Hi Christina, I agree with all the above!! Do something to keep it under control!! Good luck and welcome!!
 
Oh Christina, I feel for you. You have had a rough road thus far with CD, but I don't have to tell you that. You need to go on some type of medication. I have been where you are and refused to properly treat my CD. I have had three resections thus far and I know that sometime in the future, I will most likely need another. I'm 35, I feel much, much older than that. I have missed out on a great deal of life by not properly treating myself. I have the same concerns as you regarding the side effects of the meds used in treating CD. Just recently I have come to the conclusion that I need to take a leap and dive into treating my CD with some of the Biologics out there. I am going to start Humira, currently waiting on med to arrive. I am extremely nervous, but I know that I cannot go on living without treating my CD. Please believe me, you have to take this risk. I have voiced my concerns with my GI. He assures me that they will closely monitor my reaction to this med. I am lucky to have a very open dialogue with my doc. Don't be afraid to discuss your concerns with your GI. If he/she doesn't want to give you the time and attention you feel you deserve, by all means find a doc that will. I probably beat this in the ground, but learn as much as you can about CD. Knowledge is power and with the 'net, you can learn so much about CD and current treatments. Arm yourself with options and become a key player in the treatment plan for your CD.

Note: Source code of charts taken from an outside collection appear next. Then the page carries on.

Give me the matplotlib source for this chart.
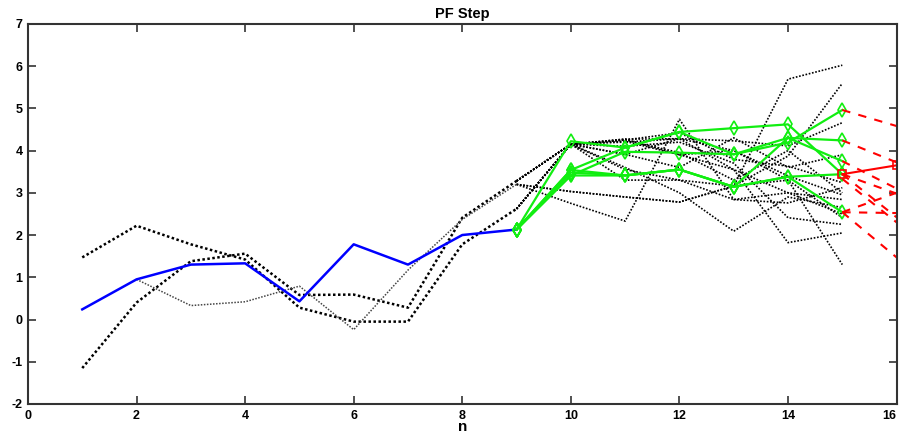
import numpy as np
import matplotlib
matplotlib.use("Agg")
import matplotlib.pyplot as plt

plt.rcParams['font.family'] = ['Liberation Sans', 'DejaVu Sans']
plt.rcParams['axes.unicode_minus'] = False

# true / estimated state, n = 1..9
n_blue = list(range(1, 10))
blue = [0.24, 0.95, 1.30, 1.33, 0.43, 1.78, 1.30, 2.00, 2.13]

# particle histories before the branching (n = 1..9, C starts at n = 2)
hist_a = [1.47, 2.22, 1.78, 1.42, 0.28, -0.05, -0.05, 1.78, 2.62]
hist_b = [-1.15, 0.40, 1.38, 1.56, 0.58, 0.59, 0.28, 2.41, 3.28]
hist_c = [0.95, 0.33, 0.42, 0.79, -0.24, 1.17, 2.37, 3.20]

# particle tails n = 10..15, each with the history it grows from
tail_from = ['b', 'b', 'a', 'a', 'b', 'c', 'c', 'a', 'b', 'a', 'b', 'c', 'a', 'b', 'a']
tails = [
    [4.15, 4.27, 4.28, 4.23, 4.11, 4.66],
    [4.15, 4.25, 4.42, 3.79, 3.63, 3.24],
    [4.15, 4.22, 3.90, 4.00, 3.30, 1.30],
    [4.15, 3.91, 4.28, 3.55, 3.00, 2.84],
    [4.15, 3.55, 3.30, 3.16, 5.69, 6.02],
    [3.03, 2.90, 2.78, 3.16, 3.87, 5.59],
    [2.75, 2.33, 4.74, 2.84, 2.76, 3.12],
    [4.15, 3.60, 3.00, 2.09, 2.90, 2.65],
    [4.15, 4.27, 3.90, 3.55, 1.82, 2.05],
    [4.15, 4.10, 4.20, 3.70, 2.41, 2.25],
    [4.15, 4.25, 3.95, 3.30, 4.00, 3.00],
    [3.03, 2.90, 2.78, 3.16, 3.30, 2.41],
    [4.15, 3.91, 3.60, 4.30, 3.60, 3.90],
    [4.15, 3.30, 3.30, 2.84, 3.00, 2.50],
    [4.15, 4.20, 4.28, 4.00, 3.40, 2.95],
]

# surviving particles, n = 9..15
n_green = list(range(9, 16))
green = [
    [2.13, 4.22, 4.07, 4.44, 4.53, 4.62, 3.44],
    [2.13, 3.54, 4.07, 4.44, 3.91, 4.19, 4.96],
    [2.13, 3.41, 3.97, 3.95, 3.91, 4.30, 4.24],
    [2.13, 3.54, 3.41, 3.55, 3.14, 4.30, 3.75],
    [2.13, 3.41, 3.41, 3.55, 3.14, 3.38, 2.54],
    [2.13, 3.48, 3.41, 3.55, 3.14, 3.38, 3.44],
]

# one-step predictions n = 15 -> 16
pred_start = [4.96, 4.24, 3.75, 3.44, 3.44, 3.33, 2.54, 2.54, 2.54]
pred_end = [4.58, 3.72, 3.10, 2.98, 2.42, 2.30, 3.00, 2.52, 1.47]
est_n = [15, 16]
est = [3.44, 3.65]

fig = plt.figure(figsize=(9.02, 4.33), dpi=100)
ax = fig.add_axes([0.031, 0.067, 0.963, 0.878])

hist = {'a': hist_a, 'b': hist_b, 'c': hist_c}
dots = (0, (1, 1))

for key, tail in zip(tail_from, tails):
    h = hist[key]
    ax.plot([9] + list(range(10, 16)), [h[-1]] + tail, color='black', ls=dots, lw=1.2)

ax.plot(range(1, 10), hist_a, color='black', ls=dots, lw=1.8)
ax.plot(range(1, 10), hist_b, color='black', ls=dots, lw=1.8)
ax.plot(range(2, 10), hist_c, color='#444444', ls=dots, lw=1.1)

ax.plot(n_blue, blue, color='blue', lw=1.8)

for g in green:
    ax.plot(n_green, g, color='#11ee11', lw=1.6, marker='d', ms=7,
            mfc='none', mec='#11ee11', mew=1.2)

for s, e in zip(pred_start, pred_end):
    ax.plot([15, 16], [s, e], color='red', ls=(0, (4, 4)), lw=1.5)
ax.plot(est_n, est, color='red', lw=1.5, marker='s', ms=6, mfc='none', mec='red', mew=1.2)

ax.set_xlim(0, 16)
ax.set_ylim(-2, 7)
ax.set_xticks(np.arange(0, 17, 2))
ax.set_yticks(np.arange(-2, 8, 1))
ax.tick_params(direction='in', top=True, right=True, length=6, width=1.2,
               labelsize=9, color='#333333', pad=4)
for lab in ax.get_xticklabels() + ax.get_yticklabels():
    lab.set_fontweight('bold')
ax.get_xticklabels()[-1].set_horizontalalignment('right')
for sp in ax.spines.values():
    sp.set_linewidth(1.5)
    sp.set_color('#333333')

ax.set_title('PF Step', fontsize=10.5, fontweight='bold', pad=4)
ax.set_xlabel('n', fontsize=11, fontweight='bold', labelpad=-1)

fig.savefig('out.png', dpi=100)
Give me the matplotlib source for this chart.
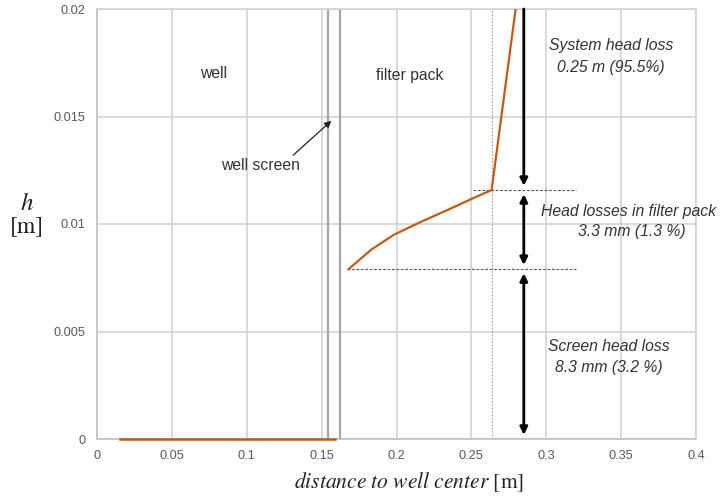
import matplotlib
matplotlib.use("Agg")
import matplotlib.pyplot as plt

# --- data ---
well_x = [0.0155, 0.159]
well_h = [0.0, 0.0]
pack_x = [0.168, 0.183, 0.198, 0.216, 0.234, 0.2515, 0.2635, 0.2805]
pack_h = [0.0079, 0.0088, 0.00949, 0.01009, 0.01065, 0.01121, 0.01158, 0.0205]
screen_x = [0.1545, 0.162]
pack_edge_x = 0.2635
level_screen = 0.0079
level_pack = 0.01158
arrow_x = 0.285
xticks = [0, 0.05, 0.1, 0.15, 0.2, 0.25, 0.3, 0.35, 0.4]
xtick_labels = ["0", "0.05", "0.1", "0.15", "0.2", "0.25", "0.3", "0.35", "0.4"]
yticks = [0, 0.005, 0.01, 0.015, 0.02]
ytick_labels = ["0", "0.005", "0.01", "0.015", "0.02"]

plt.rcParams["mathtext.fontset"] = "stix"

fig = plt.figure(figsize=(7.2, 5.0), dpi=100)
ax = fig.add_axes([0.1347, 0.122, 0.832, 0.860])
ax.set_xlim(0, 0.4)
ax.set_ylim(0, 0.02)

grid_c = "#d0d0d0"
ax.set_xticks(xticks)
ax.set_xticklabels(xtick_labels)
ax.set_yticks(yticks)
ax.set_yticklabels(ytick_labels)
ax.grid(True, color=grid_c, linewidth=1.1)
ax.set_axisbelow(True)
for s in ax.spines.values():
    s.set_color(grid_c)
    s.set_linewidth(1.1)
ax.spines["bottom"].set_color("#bdbdbd")
ax.spines["left"].set_color("#bdbdbd")
ax.tick_params(length=0, labelsize=9.2, labelcolor="#595959", pad=8)
for lab in ax.get_xticklabels() + ax.get_yticklabels():
    lab.set_family("Liberation Sans")

# well screen lines
for sx in screen_x:
    ax.axvline(sx, color="#a6a6a6", linewidth=1.6, zorder=2)

# dotted / dashed guide lines
ax.axvline(pack_edge_x, color="#a0a0a0", linewidth=0.8, linestyle=(0, (1.5, 1.5)), zorder=2)
ax.plot([0.251, 0.32], [level_pack, level_pack], color="#555555", linewidth=0.8,
        linestyle=(0, (2.5, 1.5)), zorder=2)
ax.plot([0.167, 0.32], [level_screen, level_screen], color="#555555", linewidth=0.8,
        linestyle=(0, (2.5, 1.5)), zorder=2)

# head curves
red = "#c55a11"
ax.plot(well_x, well_h, color=red, linewidth=1.8, zorder=3, clip_on=False)
ax.plot(pack_x, pack_h, color=red, linewidth=1.6, zorder=3)

# arrows
akw = dict(arrowstyle="-|>", color="black", lw=2.0, mutation_scale=11, shrinkA=0, shrinkB=3)
ax.annotate("", xy=(arrow_x, level_pack), xytext=(arrow_x, 0.02),
            arrowprops=akw, annotation_clip=False)
dkw = dict(arrowstyle="<|-|>", color="black", lw=2.0, mutation_scale=11, shrinkA=3, shrinkB=3)
ax.annotate("", xy=(arrow_x, level_screen), xytext=(arrow_x, level_pack), arrowprops=dkw)
ax.annotate("", xy=(arrow_x, 0.0), xytext=(arrow_x, level_screen), arrowprops=dkw)

# well screen pointer
ax.annotate("", xy=(0.1565, 0.0148), xytext=(0.131, 0.0132),
            arrowprops=dict(arrowstyle="-|>", color="#222222", lw=0.9, mutation_scale=10,
                            shrinkA=0, shrinkB=0))

tf = dict(family="Liberation Sans", fontsize=11.3, color="#333333", ha="center", va="center")
ax.text(0.0776, 0.0170, "well", **tf)
ax.text(0.209, 0.0169, "filter pack", **tf)
ax.text(0.109, 0.0127, "well screen", **tf)
tfi = dict(tf, style="italic")
ax.text(0.343, 0.01828, "System head loss", **tfi)
ax.text(0.343, 0.01726, "0.25 m (95.5%)", **tfi)
ax.text(0.355, 0.01056, "Head losses in filter pack", **tfi)
ax.text(0.357, 0.00963, "3.3 mm (1.3 %)", **tfi)
ax.text(0.342, 0.00428, "Screen head loss", **tfi)
ax.text(0.342, 0.00333, "8.3 mm (3.2 %)", **tfi)

# axis labels
fig.text(0.568, 0.035, r"$distance\ to\ well\ center$ [m]", family="STIXGeneral",
         fontsize=15.5, ha="center", va="center", color="#222222")
fig.text(0.037, 0.594, r"$h$", fontsize=18, ha="center", va="center", color="#222222")
fig.text(0.037, 0.548, "[m]", family="STIXGeneral", fontsize=17, ha="center", va="center",
         color="#222222")

fig.savefig("out.png", dpi=100, facecolor="white")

Your CD will not go away, as much as you try to deny it's presence. Not treating will most certainly lead you down a road you really don't want. You are very young still, don't throw away your youth to this awful disease. Fight it as best you can so you can enjoy life.
 
Hi Christina and welcome,
I am still addicted to the food network after all of my time not eating. I still end up in the hospital quite often and the nurses always ask me how I can watch that when I am not allowed to eat anything but it is kind of comforting to see it even if I cant see it. Good luck with everything.